| Stated task |
Starting at the first line of the listing below, repeat each line up to and including the one containing "import pandas as pd". Leave out pictures.

....

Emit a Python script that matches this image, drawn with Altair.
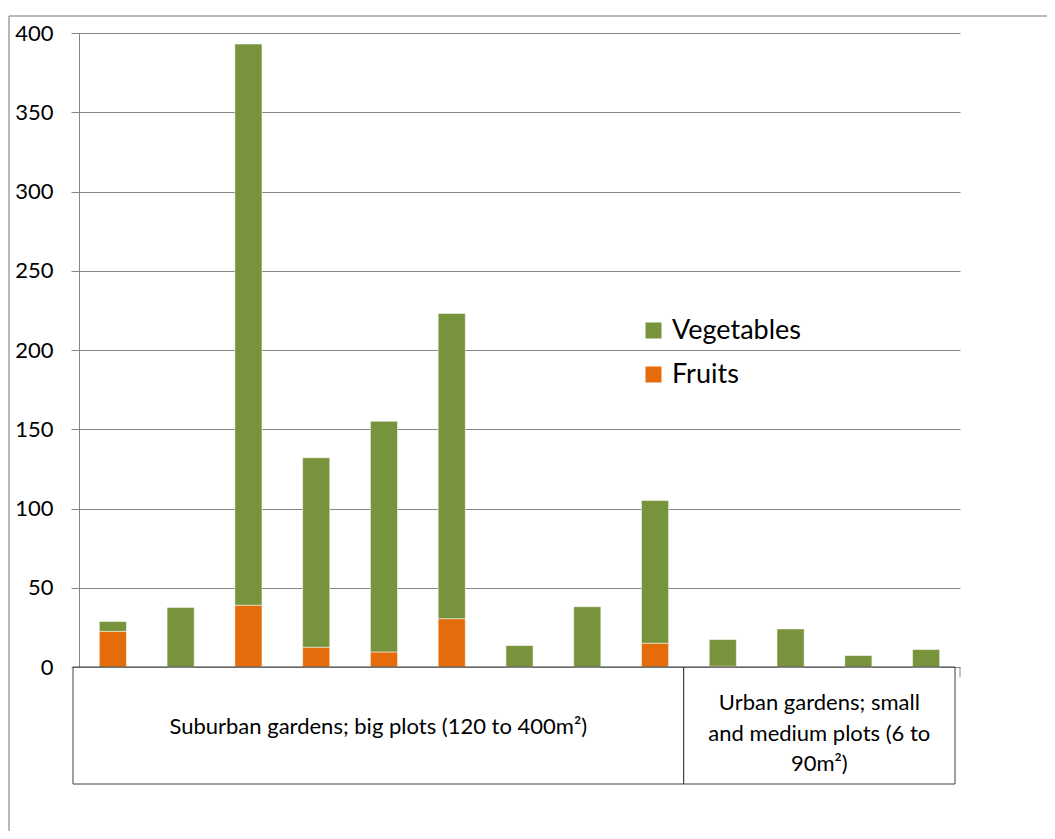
import altair as alt
import pandas as pd

plots = [str(i) for i in range(1, 14)]
fruits = [22.5, 0, 39, 12.5, 9.5, 30.5, 0, 0, 15, 0.5, 0, 0, 0]
vegetables = [6.2, 37.5, 354, 119.5, 145.5, 192.5, 13.5, 38, 90, 16.8, 24, 7.2, 11]
series = ["Vegetables", "Fruits"]
colors = ["#77933C", "#E46C0A"]
group_names = ["Suburban gardens; big plots (120 to 400m²)",
               "Urban gardens; small\nand medium plots (6 to\n90m²)"]
group_sizes = [9, 4]
y_ticks = list(range(0, 401, 50))

rows = []
for i, p in enumerate(plots):
    rows.append({"plot": p, "type": "Fruits", "value": fruits[i], "order": 0})
    rows.append({"plot": p, "type": "Vegetables", "value": vegetables[i], "order": 1})
df = pd.DataFrame(rows)

starts, ends, s = [], [], 0
for n in group_sizes:
    starts.append(s)
    s += n
    ends.append(s)
gdf = pd.DataFrame({"group": group_names, "start": starts, "end": ends, "gi": [0, 1]})
gdf["mid"] = (gdf["start"] + gdf["end"]) / 2

FONT = "Lato"
GRAY = "#868686"

bars = alt.Chart(df).mark_bar(stroke="white", strokeOpacity=0.5, strokeWidth=1).encode(
    x=alt.X("plot:N", sort=plots, axis=None,
            scale=alt.Scale(paddingInner=0.6, paddingOuter=0.3)),
    y=alt.Y("value:Q", stack="zero", scale=alt.Scale(domain=[0, 400]),
            axis=alt.Axis(values=y_ticks, title=None, grid=True, gridColor=GRAY, gridWidth=1.2,
                          domainColor=GRAY, tickColor=GRAY, tickSize=8, labelPadding=18,
                          labelFontSize=22, labelFont=FONT, labelColor="black")),
    color=alt.Color("type:N", scale=alt.Scale(domain=series, range=colors),
                    legend=alt.Legend(title=None, orient="none", legendX=561, legendY=284,
                                      symbolType="square", symbolSize=256, symbolStrokeWidth=0,
                                      labelFontSize=27, labelFont=FONT, labelColor="black",
                                      rowPadding=16, labelOffset=5, padding=0)),
    order=alt.Order("order:Q", sort="ascending"),
)

box_scale = alt.Scale(domain=[0, 13], range=[-6, 876])

boxes = alt.Chart(gdf).mark_rect(fill="white", fillOpacity=0, stroke="#404040", strokeWidth=1).encode(
    x=alt.X("start:Q", scale=box_scale, axis=None),
    x2="end:Q",
    y=alt.value(634),
    y2=alt.value(751),
)

text1 = alt.Chart(gdf).transform_filter("datum.gi == 0").mark_text(
    font=FONT, fontSize=22, color="black", baseline="middle", align="center"
).encode(
    x=alt.X("mid:Q", scale=box_scale, axis=None),
    y=alt.value(694),
    text="group:N",
)

text2 = alt.Chart(gdf).transform_filter("datum.gi == 1").mark_text(
    font=FONT, fontSize=22, color="black", baseline="middle", align="center",
    lineBreak="\n", lineHeight=30.5
).encode(
    x=alt.X("mid:Q", scale=box_scale, axis=None),
    y=alt.value(670),
    text="group:N",
)

one = pd.DataFrame({"a": [0]})
frame_left = alt.Chart(one).mark_rule(color="#a0a0a0", strokeWidth=1.5).encode(
    x=alt.value(-70), y=alt.value(-17), y2=alt.value(800))
frame_top = alt.Chart(one).mark_rule(color="#a0a0a0", strokeWidth=1.5).encode(
    x=alt.value(-70), x2=alt.value(970), y=alt.value(-17))
right_tick = alt.Chart(one).mark_rule(color=GRAY, strokeWidth=1).encode(
    x=alt.value(881), y=alt.value(634), y2=alt.value(644))

chart = alt.layer(frame_left, frame_top, bars, right_tick, boxes, text1, text2).resolve_scale(
    x="independent"
).properties(
    width=881, height=634,
    padding={"left": 71, "top": 25, "right": 87, "bottom": 164},
    autosize=alt.AutoSizeParams(type="none"),
).configure_view(stroke=None)

chart.save("out.html", embed_options={"renderer": "svg", "actions": False})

....

| Answer to the exercise |
Emit a Python script that matches this image, drawn with Altair.
import altair as alt
import pandas as pd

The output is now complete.